WASHINGTON – A year after the Trump Administration imposed tough limits on refugee acceptance, analysts say they are just beginning to see the effects of the decline on small businesses.

The executive order signed on Jan.27, 2017 lowered the refugee admission ceiling to 50,000 for fiscal year 2017, from the 110,000 admissions set by the previous Obama Administration. Historically, the number of admissions has ranged from 67,000 to 200,000 immigrants.

According to a report of the Refugee Council USA, a coalition of non-governmental organizations that advocates for refugees, the number has been lowered again, to 45,000 for the 2018 fiscal year. Yet a mere 6,704 refugees have arrived as of January, far fewer than was expected during the first four months of the new fiscal year.

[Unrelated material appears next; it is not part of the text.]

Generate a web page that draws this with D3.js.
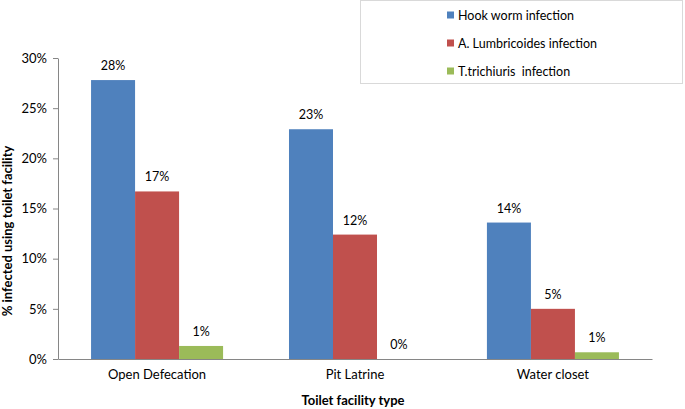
<!DOCTYPE html>
<html><head><meta charset="utf-8">
<script src="https://cdn.jsdelivr.net/npm/d3@7"></script>
<style>body{margin:0;background:#fff}svg{display:block}text{font-family:Lato,"Open Sans",sans-serif;fill:#000}</style>
</head><body><svg id="c" width="685" height="409"></svg>
<script>
const categories = ["Open Defecation", "Pit Latrine", "Water closet"];
const seriesNames = ["Hook worm infection", "A. Lumbricoides infection", "T.trichiuris  infection"];
const hookworm = [27.8, 22.9, 13.6];
const lumbricoides = [16.7, 12.4, 5.0];
const trichiuris = [1.3, 0.0, 0.67];
const dataLabels = [["28%", "23%", "14%"], ["17%", "12%", "5%"], ["1%", "0%", "1%"]];
const yTicks = [0, 5, 10, 15, 20, 25, 30];
const colors = ["#4F81BD", "#C0504D", "#9BBB59"];
const series = [hookworm, lumbricoides, trichiuris];

const svg = d3.select("#c");
const mLeft = 58, mRight = 652, mTop = 58, mBottom = 359;

const x0 = d3.scaleBand().domain(categories).range([mLeft, mRight]).paddingInner(0.333).paddingOuter(0.167);
const x1 = d3.scaleBand().domain(d3.range(3)).range([0, x0.bandwidth()]);
const y = d3.scaleLinear().domain([0, 30]).range([mBottom, mTop]);

// y axis
const yAxis = svg.append("g").attr("transform", `translate(${mLeft},0)`)
  .call(d3.axisLeft(y).tickValues(yTicks).tickFormat(d => d + "%").tickSize(5).tickSizeOuter(0));
yAxis.select(".domain").attr("stroke", "#868686");
yAxis.selectAll(".tick line").attr("stroke", "#868686");
yAxis.selectAll(".tick text").attr("font-size", 13).attr("font-family", "Lato").attr("x", -11).attr("fill", "#000");

// bars
const groups = svg.append("g").selectAll("g").data(categories).join("g")
  .attr("transform", d => `translate(${x0(d)},0)`);
series.forEach((vals, si) => {
  groups.append("rect")
    .attr("x", x1(si))
    .attr("width", x1.bandwidth())
    .attr("y", (d, i) => y(vals[i]))
    .attr("height", (d, i) => y(0) - y(vals[i]))
    .attr("fill", colors[si]);
  groups.append("text")
    .attr("x", x1(si) + x1.bandwidth() / 2)
    .attr("y", (d, i) => y(vals[i]) - 10)
    .attr("text-anchor", "middle")
    .attr("font-size", 12.5)
    .text((d, i) => dataLabels[si][i]);
});

// x axis
const xAxis = svg.append("g").attr("transform", `translate(0,${mBottom})`)
  .call(d3.axisBottom(x0).tickSize(0).tickSizeOuter(0));
xAxis.select(".domain").attr("stroke", "#868686");
xAxis.selectAll(".tick text").attr("font-size", 13).attr("font-family", "Lato").attr("dy", "1.3em").attr("fill", "#000");

// axis titles
svg.append("text").attr("x", (mLeft + mRight) / 2 - 2).attr("y", 405)
  .attr("text-anchor", "middle").attr("font-weight", "bold").attr("font-size", 13).text("Toilet facility type");
svg.append("text").attr("transform", "translate(12,231) rotate(-90)")
  .attr("text-anchor", "middle").attr("font-weight", "bold").attr("font-size", 13).text("% infected using toilet facility");

// legend
const lg = svg.append("g");
lg.append("rect").attr("x", 360.5).attr("y", 0.5).attr("width", 322).attr("height", 83)
  .attr("fill", "#fff").attr("stroke", "#d9d9d9");
const ly = d3.scalePoint().domain(seriesNames).range([15, 71]);
seriesNames.forEach((n, i) => {
  lg.append("rect").attr("x", 447).attr("y", ly(n) - 3.5).attr("width", 7).attr("height", 7).attr("fill", colors[i]);
  lg.append("text").attr("x", 458).attr("y", ly(n) + 4.5).attr("font-size", 12.5)
    .style("white-space", "pre").text(n);
});
</script></body></html>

If the flow of legal immigration into the country continues to plummet, it will exacerbate the shortages in the domestic labor market and go against the country’s historic humanitarian commitments, according to Jake Kuhns, the director of federal government relations for Cargill, Inc, a major grain trading and agricultural products company.

During an informational briefing on the current legislation impacting refugee communities hosted by the congressional refugee caucus, Kuhns said that many industries are experiencing severe labor shortages worsened by the Trump Administration’s crackdown on immigration – both legal and illegal.

Kuhns said that refugees are usually very hardworking and eager for a job. They have become the workforce essential in supporting housing development, restaurants and public schools. Without an adequate immigrant workforce to draw on, some businesses will have to close or raise their prices – resulting in higher costs for consumers and shortages of some services.

According to the Refugee Council USA, the average refugee participation rate in the workforce is 81.8 percent, exceeding the national average of 62 percent by almost 20 points.

Through collective studies of other state-by-state reports, the organization found, for instance, that the rate of refugees in Columbus, Ohio, who began their own businesses is double that of the general population.

In Lancaster, Pennsylvania, immigrants and refugees have helped the local manufacturing industry generate 1,062 jobs that would not otherwise have been created in the city. In Cleveland, refugee-owned businesses accounted for $12 million in area spending and offered 175 new jobs.

Scott Cooper, the national security director of Human Rights First, an international human rights non-profit, says it’s a misconception that Americans usually worry about too many refugees flowing in and taking their jobs.

“I think it’s wrongheaded to demonize refugees, and not to seek to be a leader in this global crisis,” Cooper said.